Adds details, analyst comment, updates prices
By Gertrude Chavez-Dreyfuss
NEW YORK, Feb 12 (Reuters) - U.S. Treasury yields spiked on Wednesday after inflation in the world's largest economy came in stronger than expected last month, suggesting the Federal Reserve will likely pause its rate-cutting cycle for an extended period.
Data showed the consumer price index (CPI) rose 3% on an annual basis in January compared with the 2.9% increase expected by economists polled by Reuters. On a monthly basis, the index gained 0.5%, exceeding consensus estimates for a 0.3% increase.
"Today's stronger-than-expected CPI release is likely to further cement the FOMC's (Federal Open Market Committee) cautious approach to easing," said Whitney Watson, global co-head and co-chief investment officer of fixed income and liquidity solutions, at Goldman Sachs Asset Management, in emailed comments.

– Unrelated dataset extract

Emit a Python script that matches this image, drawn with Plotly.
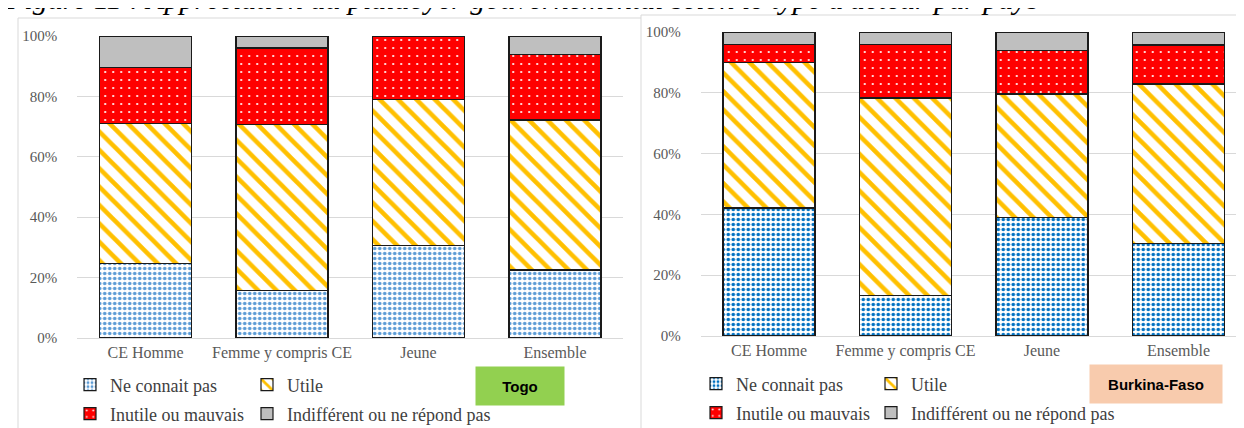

"A resilient labor market also provides scope for patience. We think the Fed is likely to remain in 'wait and see mode' for the time being and anticipate the Fed staying on hold at next month’s meeting."
In early trading, the benchmark 10-year bounced 9.4 basis points to 4.631% US10YT=RR after earlier hitting a roughly three-week high of 4.643%.
At the short end of the curve, the two-year yield, which tracks policy moves by the Fed, gained 7.7 bps to 4.365% US2YT=RR. Earlier in the session, it hit its highest since mid-January of 4.389%.
Following the data, the U.S. rate futures market priced in just 27.5 bps of easing this year, with the first rate reduction now seen at the September Fed policy meeting. Futures traders had for many weeks priced in more than an even chance of easing in June.